* _Written problem_
Copy out the whole listing exactly as written, leaving the pictures behind.

-- -- --

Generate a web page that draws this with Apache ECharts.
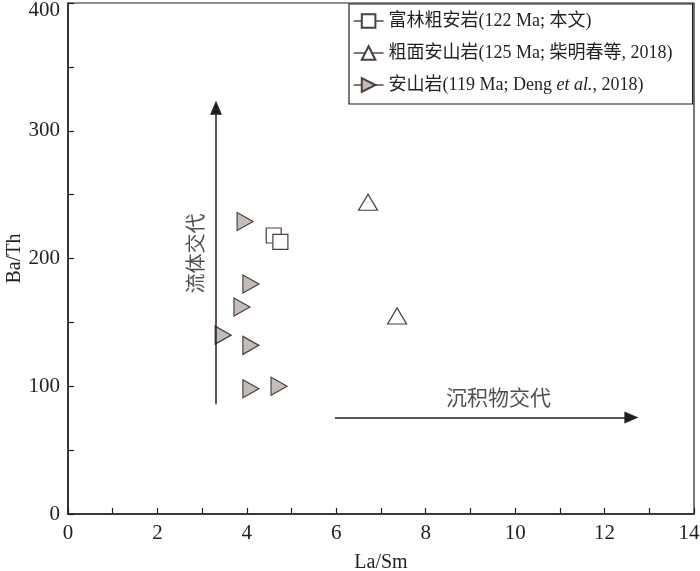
<!DOCTYPE html>
<html><head><meta charset="utf-8">
<script src="https://cdn.jsdelivr.net/npm/echarts@6/dist/echarts.min.js"></script>
<style>html,body{margin:0;padding:0;background:#fff}#c{width:700px;height:571px}</style>
</head><body><div id="c"></div>
<script>
// Data
const names = ['富林粗安岩(122 Ma; 本文)', '粗面安山岩(125 Ma; 柴明春等, 2018)', '安山岩(119 Ma; Deng et al., 2018)'];
const fulinLaSm = [4.6, 4.75];
const fulinBaTh = [218, 213];
const cmasLaSm = [6.71, 7.36];
const cmasBaTh = [244, 155];
const asLaSm = [3.96, 4.09, 3.89, 3.47, 4.09, 4.09, 4.72];
const asBaTh = [229, 180, 162, 140, 132, 98, 100];
const fluidArrow = [[3.31, 86], [3.31, 318]];
const sedArrow = [[5.97, 75.6], [12.6, 75.6]];
const fluidText = {text: '流体交代', pos: [2.9, 204]};
const sedText = {text: '沉积物交代', pos: [9.63, 90]};
const xTicks = {min: 0, max: 14, interval: 2};
const yTicks = {min: 0, max: 400, interval: 100};

const zip = (a, b) => a.map((v, i) => [v, b[i]]);
const FONT = "'Liberation Serif', 'Noto Sans CJK SC', serif";
const INK = '#231f20';
const rightTri = 'path://M0,0 L10,5 L0,10 Z';

const chart = echarts.init(document.getElementById('c'), null, {renderer: 'canvas'});
chart.setOption({
  animation: false,
  textStyle: {fontFamily: FONT, color: INK},
  grid: {left: 68, right: 6, top: 3, bottom: 57, show: true, borderColor: INK, borderWidth: 1.2,
         backgroundColor: 'transparent', containLabel: false, outerBoundsMode: 'none'},
  legend: {
    orient: 'vertical', left: 349, top: 4, padding: [8, 20, 10, 4], itemGap: 14,
    borderColor: INK, borderWidth: 1.2, backgroundColor: '#fff',
    itemWidth: 30, itemHeight: 17,
    lineStyle: {width: 1.2, color: INK, opacity: 1},
    data: names,
    textStyle: {fontFamily: FONT, fontSize: 18, color: INK, rich: {i: {fontStyle: 'italic', fontFamily: FONT, fontSize: 18, color: INK}}},
    formatter: n => n.replace('et al.', '{i|et al.}')
  },
  xAxis: {
    type: 'value', min: xTicks.min, max: xTicks.max, interval: xTicks.interval,
    name: 'La/Sm', nameLocation: 'middle', nameGap: 39, nameMoveOverlap: false,
    nameTextStyle: {fontFamily: FONT, fontSize: 20, color: INK},
    axisLine: {lineStyle: {color: INK, width: 1.5}},
    axisTick: {inside: true, length: 6, lineStyle: {color: INK, width: 1.2}},
    minorTick: {show: true, splitNumber: 2, length: 6, lineStyle: {color: INK, width: 1.2}},
    splitLine: {show: false},
    axisLabel: {
      fontFamily: FONT, fontSize: 21, color: INK, margin: 9,
      formatter: v => v === xTicks.max ? '{m|' + v + '}' : String(v),
      rich: {m: {fontFamily: FONT, fontSize: 21, color: INK, padding: [0, 10, 0, 0]}}
    }
  },
  yAxis: {
    type: 'value', min: yTicks.min, max: yTicks.max, interval: yTicks.interval,
    name: 'Ba/Th', nameLocation: 'middle', nameGap: 43, nameMoveOverlap: false,
    nameTextStyle: {fontFamily: FONT, fontSize: 20, color: INK},
    axisLine: {lineStyle: {color: INK, width: 1.5}},
    axisTick: {inside: true, length: 6, lineStyle: {color: INK, width: 1.2}},
    minorTick: {show: true, splitNumber: 2, length: 6, lineStyle: {color: INK, width: 1.2}},
    splitLine: {show: false},
    axisLabel: {
      fontFamily: FONT, fontSize: 21, color: INK, margin: 8,
      formatter: v => v === yTicks.max ? '{m|' + v + '}' : String(v),
      rich: {m: {fontFamily: FONT, fontSize: 21, color: INK, padding: [14, 0, 0, 0]}}
    }
  },
  series: [
    {
      name: names[0], type: 'line', data: zip(fulinLaSm, fulinBaTh),
      symbol: 'rect', symbolSize: 15, showSymbol: true,
      lineStyle: {width: 0, opacity: 0},
      itemStyle: {color: '#fff', borderColor: '#4a3f3b', borderWidth: 1.2}, z: 3
    },
    {
      name: names[1], type: 'line', data: zip(cmasLaSm, cmasBaTh),
      symbol: 'triangle', symbolSize: [19, 16],
      lineStyle: {width: 0, opacity: 0},
      itemStyle: {color: '#fff', borderColor: '#4a3f3b', borderWidth: 1.2}, z: 3
    },
    {
      name: names[2], type: 'line', data: zip(asLaSm, asBaTh),
      symbol: rightTri, symbolSize: [16, 18],
      lineStyle: {width: 0, opacity: 0},
      itemStyle: {color: '#c4bcb9', borderColor: '#4a3f3b', borderWidth: 1.2}, z: 4
    },
    {
      name: 'arrows', type: 'scatter', data: [], silent: true,
      markLine: {
        silent: true, symbol: ['none', 'triangle'], symbolSize: [12, 14], precision: 4,
        label: {show: false},
        lineStyle: {color: INK, width: 1.5, type: 'solid'},
        data: [
          [{coord: fluidArrow[0]}, {coord: fluidArrow[1]}],
          [{coord: sedArrow[0]}, {coord: sedArrow[1]}]
        ]
      }
    },
    {
      name: 'notes', type: 'scatter', silent: true, symbolSize: 0,
      data: [
        {value: fluidText.pos, label: {show: true, formatter: fluidText.text, rotate: 90, fontSize: 20, fontFamily: FONT, color: INK, position: 'inside'}},
        {value: sedText.pos, label: {show: true, formatter: sedText.text, fontSize: 21, fontFamily: FONT, color: INK, position: 'inside'}}
      ]
    }
  ]
});
</script></body></html>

-- -- --

* _Result of the task_
Generate a web page that draws this with Apache ECharts.
<!DOCTYPE html>
<html><head><meta charset="utf-8">
<script src="https://cdn.jsdelivr.net/npm/echarts@6/dist/echarts.min.js"></script>
<style>html,body{margin:0;padding:0;background:#fff}#c{width:700px;height:571px}</style>
</head><body><div id="c"></div>
<script>
// Data
const names = ['富林粗安岩(122 Ma; 本文)', '粗面安山岩(125 Ma; 柴明春等, 2018)', '安山岩(119 Ma; Deng et al., 2018)'];
const fulinLaSm = [4.6, 4.75];
const fulinBaTh = [218, 213];
const cmasLaSm = [6.71, 7.36];
const cmasBaTh = [244, 155];
const asLaSm = [3.96, 4.09, 3.89, 3.47, 4.09, 4.09, 4.72];
const asBaTh = [229, 180, 162, 140, 132, 98, 100];
const fluidArrow = [[3.31, 86], [3.31, 318]];
const sedArrow = [[5.97, 75.6], [12.6, 75.6]];
const fluidText = {text: '流体交代', pos: [2.9, 204]};
const sedText = {text: '沉积物交代', pos: [9.63, 90]};
const xTicks = {min: 0, max: 14, interval: 2};
const yTicks = {min: 0, max: 400, interval: 100};

const zip = (a, b) => a.map((v, i) => [v, b[i]]);
const FONT = "'Liberation Serif', 'Noto Sans CJK SC', serif";
const INK = '#231f20';
const rightTri = 'path://M0,0 L10,5 L0,10 Z';

const chart = echarts.init(document.getElementById('c'), null, {renderer: 'canvas'});
chart.setOption({
  animation: false,
  textStyle: {fontFamily: FONT, color: INK},
  grid: {left: 68, right: 6, top: 3, bottom: 57, show: true, borderColor: INK, borderWidth: 1.2,
         backgroundColor: 'transparent', containLabel: false, outerBoundsMode: 'none'},
  legend: {
    orient: 'vertical', left: 349, top: 4, padding: [8, 20, 10, 4], itemGap: 14,
    borderColor: INK, borderWidth: 1.2, backgroundColor: '#fff',
    itemWidth: 30, itemHeight: 17,
    lineStyle: {width: 1.2, color: INK, opacity: 1},
    data: names,
    textStyle: {fontFamily: FONT, fontSize: 18, color: INK, rich: {i: {fontStyle: 'italic', fontFamily: FONT, fontSize: 18, color: INK}}},
    formatter: n => n.replace('et al.', '{i|et al.}')
  },
  xAxis: {
    type: 'value', min: xTicks.min, max: xTicks.max, interval: xTicks.interval,
    name: 'La/Sm', nameLocation: 'middle', nameGap: 39, nameMoveOverlap: false,
    nameTextStyle: {fontFamily: FONT, fontSize: 20, color: INK},
    axisLine: {lineStyle: {color: INK, width: 1.5}},
    axisTick: {inside: true, length: 6, lineStyle: {color: INK, width: 1.2}},
    minorTick: {show: true, splitNumber: 2, length: 6, lineStyle: {color: INK, width: 1.2}},
    splitLine: {show: false},
    axisLabel: {
      fontFamily: FONT, fontSize: 21, color: INK, margin: 9,
      formatter: v => v === xTicks.max ? '{m|' + v + '}' : String(v),
      rich: {m: {fontFamily: FONT, fontSize: 21, color: INK, padding: [0, 10, 0, 0]}}
    }
  },
  yAxis: {
    type: 'value', min: yTicks.min, max: yTicks.max, interval: yTicks.interval,
    name: 'Ba/Th', nameLocation: 'middle', nameGap: 43, nameMoveOverlap: false,
    nameTextStyle: {fontFamily: FONT, fontSize: 20, color: INK},
    axisLine: {lineStyle: {color: INK, width: 1.5}},
    axisTick: {inside: true, length: 6, lineStyle: {color: INK, width: 1.2}},
    minorTick: {show: true, splitNumber: 2, length: 6, lineStyle: {color: INK, width: 1.2}},
    splitLine: {show: false},
    axisLabel: {
      fontFamily: FONT, fontSize: 21, color: INK, margin: 8,
      formatter: v => v === yTicks.max ? '{m|' + v + '}' : String(v),
      rich: {m: {fontFamily: FONT, fontSize: 21, color: INK, padding: [14, 0, 0, 0]}}
    }
  },
  series: [
    {
      name: names[0], type: 'line', data: zip(fulinLaSm, fulinBaTh),
      symbol: 'rect', symbolSize: 15, showSymbol: true,
      lineStyle: {width: 0, opacity: 0},
      itemStyle: {color: '#fff', borderColor: '#4a3f3b', borderWidth: 1.2}, z: 3
    },
    {
      name: names[1], type: 'line', data: zip(cmasLaSm, cmasBaTh),
      symbol: 'triangle', symbolSize: [19, 16],
      lineStyle: {width: 0, opacity: 0},
      itemStyle: {color: '#fff', borderColor: '#4a3f3b', borderWidth: 1.2}, z: 3
    },
    {
      name: names[2], type: 'line', data: zip(asLaSm, asBaTh),
      symbol: rightTri, symbolSize: [16, 18],
      lineStyle: {width: 0, opacity: 0},
      itemStyle: {color: '#c4bcb9', borderColor: '#4a3f3b', borderWidth: 1.2}, z: 4
    },
    {
      name: 'arrows', type: 'scatter', data: [], silent: true,
      markLine: {
        silent: true, symbol: ['none', 'triangle'], symbolSize: [12, 14], precision: 4,
        label: {show: false},
        lineStyle: {color: INK, width: 1.5, type: 'solid'},
        data: [
          [{coord: fluidArrow[0]}, {coord: fluidArrow[1]}],
          [{coord: sedArrow[0]}, {coord: sedArrow[1]}]
        ]
      }
    },
    {
      name: 'notes', type: 'scatter', silent: true, symbolSize: 0,
      data: [
        {value: fluidText.pos, label: {show: true, formatter: fluidText.text, rotate: 90, fontSize: 20, fontFamily: FONT, color: INK, position: 'inside'}},
        {value: sedText.pos, label: {show: true, formatter: sedText.text, fontSize: 21, fontFamily: FONT, color: INK, position: 'inside'}}
      ]
    }
  ]
});
</script></body></html>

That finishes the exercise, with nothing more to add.